Since early in the pandemic, the City of Austin and Austin Public Health have worked closely with both leaders in the Dell Medical School and members of the UT COVID-19 Modeling Consortium, led by professor of integrative biology and statistics and data sciences Lauren Ancel Meyers, to respond to the virus. The city used a staged alert system, designed in part by UT scientists and health experts, to guide local policies, resulting in fewer hospital surges and shorter lockdowns than would otherwise have been expected, according to research published in Nature Communications this summer. The Austin metropolitan area has sustained the lowest per capita COVID-19 death rate among all large Texas cities, with a death rate below half of that of the state as a whole. It also has the highest vaccination rate among Texas's large cities, according to the Texas Tribune.

"If the state had the same COVID death rate as Austin-Travis County, more than 25,000 Texans would not have died of this virus," Austin Mayor Steve Adler said in his August State of the City address, acknowledging contributions made by Meyers, the Dell Medical School, Walkes and others.

The university had a Tower lighting in October on the originally scheduled date for the Vaccination Celebration, which also recognized the contributions of McLellan's collaborator Dr. Barney Graham, former deputy director of the Vaccine Research Center at the National Institutes of Health and a special guest that day of the Department of Molecular Biosciences. The October event, organized also with students in the college Natural Sciences Council, was postponed due to inclement weather.

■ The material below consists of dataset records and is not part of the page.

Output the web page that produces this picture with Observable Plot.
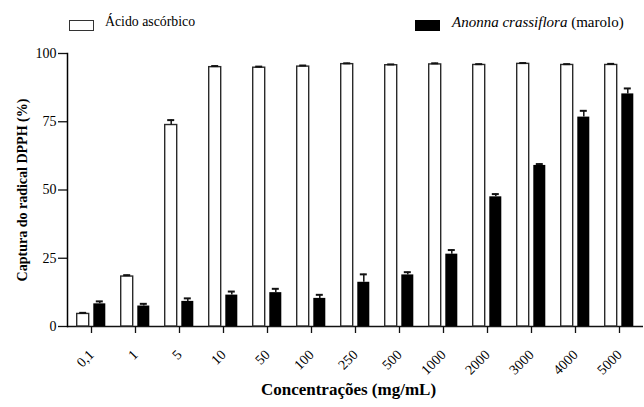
<!DOCTYPE html>
<html>
<head>
<meta charset="utf-8">
<script src="https://cdn.jsdelivr.net/npm/d3@7"></script>
<script src="https://cdn.jsdelivr.net/npm/@observablehq/plot@0.6"></script>
<style>
  html, body { margin: 0; padding: 0; background: #fff; }
  #wrap { width: 644px; font-family: "Liberation Serif", "Times New Roman", serif; color: #000; }
  #legend { position: relative; height: 40px; }
  .sw { position: absolute; top: 20px; width: 23px; height: 9px; }
  .lt { position: absolute; top: 14px; white-space: nowrap; }
</style>
</head>
<body>
<div id="wrap">
  <div id="legend">
    <div class="sw" style="left:69px; border:1.3px solid #333; background:#fff;"></div>
    <div class="lt" style="left:105px; font-size:13.8px;">Ácido ascórbico</div>
    <div class="sw" style="left:415px; width:25px; height:11px; background:#000;"></div>
    <div class="lt" style="left:452px; font-size:15px;"><i>Anonna crassiflora</i> (marolo)</div>
  </div>
  <div id="chart"></div>
</div>
<script>
const categories = ["0,1","1","5","10","50","100","250","500","1000","2000","3000","4000","5000"];
const acido      = [4.6, 18.3, 73.8, 95.0, 94.8, 95.2, 96.1, 95.7, 96.0, 95.8, 96.2, 95.8, 95.8];
const acidoErr   = [0.4, 0.5, 1.8, 0.4, 0.4, 0.4, 0.3, 0.3, 0.4, 0.3, 0.3, 0.3, 0.4];
const marolo     = [8.3, 7.5, 9.2, 11.5, 12.4, 10.3, 16.2, 18.9, 26.5, 47.5, 59.0, 76.7, 85.2];
const maroloErr  = [0.9, 0.8, 1.1, 1.3, 1.4, 1.3, 2.9, 1.0, 1.5, 1.0, 0.5, 2.3, 2.0];
const yTicks     = [0, 25, 50, 75, 100];

const A = categories.map((c, i) => ({c, v: acido[i], e: acidoErr[i]}));
const M = categories.map((c, i) => ({c, v: marolo[i], e: maroloErr[i]}));
const off = 8.3;

const chart = Plot.plot({
  width: 644,
  height: 367,
  marginTop: 13,
  marginBottom: 81,
  marginLeft: 67,
  marginRight: 1,
  style: {fontFamily: "'Liberation Serif', 'Times New Roman', serif", fontSize: "14px", color: "#000", background: "#fff"},
  x: {type: "band", domain: categories, paddingInner: 0.72, paddingOuter: 0.36},
  y: {domain: [0, 100]},
  marks: [
    Plot.ruleY([0], {stroke: "#111", strokeWidth: 1.4}),
    Plot.axisY({ticks: yTicks, tickSize: 9, tickPadding: 2, label: null, tickFormat: d => String(d), stroke: "#111", strokeWidth: 1.3}),
    Plot.axisX({tickSize: 7, tickPadding: 19, tickRotate: -45, label: null, stroke: "#111", strokeWidth: 1.3}),
    Plot.barY(A, {x: "c", y: "v", fill: "#fff", stroke: "#2a2a2a", strokeWidth: 1.4, dx: -off}),
    Plot.ruleX(A, {x: "c", y1: "v", y2: d => d.v + d.e, stroke: "#111", strokeWidth: 1.5, dx: -off}),
    Plot.tickY(A, {x: "c", y: d => d.v + d.e, stroke: "#111", strokeWidth: 2, dx: -off, inset: 2.5}),
    Plot.barY(M, {x: "c", y: "v", fill: "#000", dx: off}),
    Plot.ruleX(M, {x: "c", y1: "v", y2: d => d.v + d.e, stroke: "#111", strokeWidth: 1.5, dx: off}),
    Plot.tickY(M, {x: "c", y: d => d.v + d.e, stroke: "#111", strokeWidth: 2, dx: off, inset: 2.5}),
    Plot.text(["Captura do radical DPPH (%)"], {frameAnchor: "left", textAnchor: "middle", rotate: -90, dx: -45, fontWeight: "bold", fontSize: 14}),
    Plot.text(["Concentrações (mg/mL)"], {frameAnchor: "bottom", textAnchor: "middle", dy: 68, dx: -7, fontWeight: "bold", fontSize: 17}),
    Plot.frame({anchor: "left", stroke: "#000", strokeWidth: 1.5})
  ]
});
document.getElementById("chart").append(chart);
</script>
</body>
</html>
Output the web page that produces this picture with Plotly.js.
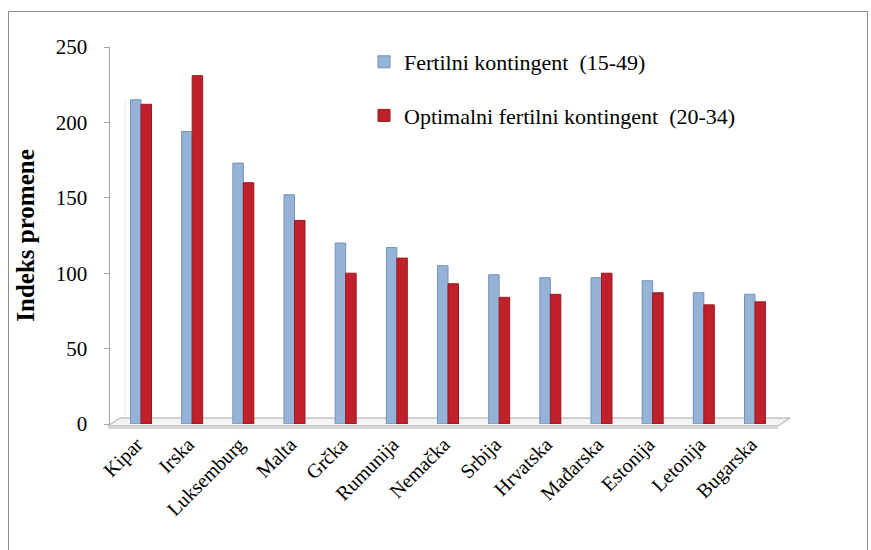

As the one-year anniversary of the first authorization of COVID-19 vaccines approaches, the contributions of McLellan and his collaborators have been highlighted repeatedly, including in new books from best-selling authors. Austin author Lawrence Wright authored The Plague Yearwhich was published in June, while Wall Street Journal reporter Gregory Zuckerman's A Shot to Save the World and Brendan Borrell's The First Shots were published this fall. Borrell's book has been optioned by HBO for a series from director Adam McKay. Additionally, the State Bar of Texas's section on intellectual property law recently gave McLellan its annual award for Texas Inventor of the Year, in recognition of how his work has "significantly impacted the Texas economy."